Sadece Rusya askerî açıdan kötü durumda olduğu için değil, Ukrayna olabilecek en iyi durumu kendi elleriyle yarattığı, yani sonuna kadar direndiği için sonuç bu! Evet, Rusya bir kâğıttan ayıdır, bu ortaya çıkmıştır ama hezimetini yalnızca buna bağlamak Ukrayna halkının ve liderliğinin direnişine en hafifinden haksızlık ve saygısızlık olacaktır.
Bu vesileyle Ukrayna millî direnişini tekrar selamlıyorum! Rusya’nın Vietnam’ını kanları pahasına yaratmaları sadece kendileri adına verdikleri bir mücadele değil, Rusya’nın kanlı ellerini uzatmak için sıraya koyduğu Türk illeri, Doğu Avrupa ülkeleri ve aslında doğrudan doğruya biz Türk milleti adına da verilen bir mücadeledir.
Ukrayna sadece Rusya’nın değil, bizim de Vietnam’ımız
Ve Ukrayna direnişi yine sadece Rusya’nın değil biz ezilen ulusların tümünün de Vietnam’ı oldu şimdiden. Rusya’yı hezimete uğratan direniş, Rusya için bir yıkımken, bizler için de geleceğe dair bir umut, emperyalizme, gericiliğe, yayılmacılığa, diktatörlüklere karşı bir örnektir de.
Ukrayna bir umut olduğu kadar bir derstir. Sömürgecilerin yenilmez olmadığını göstermesi açısından da, millî direnişin büyülü etkisini ve gücünü hatırlatması açısından da bir örnektir. On yıllar boyunca Amerikan emperyalizminin boyunduruğuna karşı başkaldıran uluslar için Vietnam nasıl bir motivasyon kaynağı olduysa, şimdi de Rus emperyalizmine karşı Ukrayna benzer bir destan yazarak ezilen ulusların emperyalistlere derslerini verdiği millî kurtuluş savaşları arasına adını altın harflerle yazdırmıştır.
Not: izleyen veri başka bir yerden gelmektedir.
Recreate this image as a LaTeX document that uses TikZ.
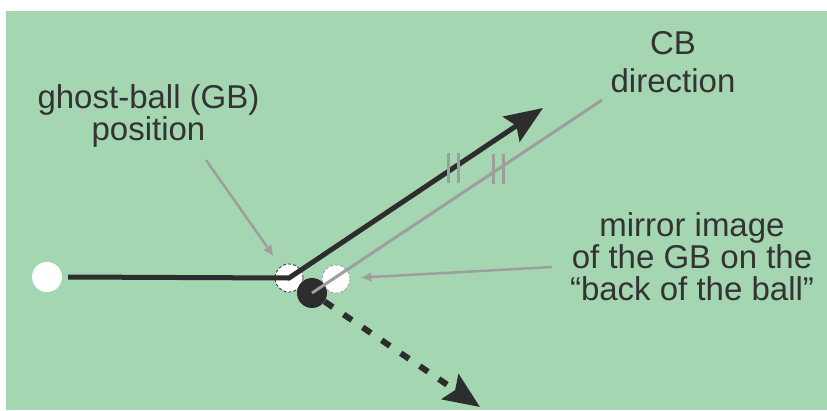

Biz Türkler için Ukrayna direnişi sadece çağımızın Vietnam’ı değil, çağımızın Plevne’sidir de.
Bir, iki, üç daha fazla Ukrayna!
Ernesto Che Guevara’nın Vietnam direnişini selamladığı konuşmasının özünde bir çağrı vardır:
Bir, iki, üç daha fazla Vietnam yaratmak.
Evet, Vietnam halkı Amerikan emperyalizmini yenmiş, ağır bedellerin sonucunda bağımsızlığına kavuşmuştu. Che’nin çağrısı da Vietnam örneğine yenilerini eklemekten, küresel çapta bir ulusal kurtuluş mücadeleleri dalgası başlatmaktan ibaretti.
Che’nin bu çağrısından en az ABD kadar rahatsız olan bir başka taraf da SSCB liderliğindeki Doğu Bloku’ydu. Zaten Che ve Fidel de çok uzun zamandır Sovyetler’i bir nevi “sol” emperyalizm uygulamakla eleştiriyordu. Gerçekten de bu tip bir çağrı onların da işine gelmiyordu. Yani Rusya, o en sosyalist haliyle bile direnişten hoşlanmıyordu.
Şimdi Rusya’nın Vietnam’ı olan Ukrayna’nın örneğini yükseltmek, bundan hem ders hem de motivasyon kaynağı çıkarmak bizlerin görevi. Bir zamanlar Vietnam örneği üzerinden yapılan çağrıyı Ukrayna ile dile getirmenin tam zamanı…
Dünyanın şimdi tek bir şeye ihtiyacı var: Bir, iki, üç daha fazla Ukrayna!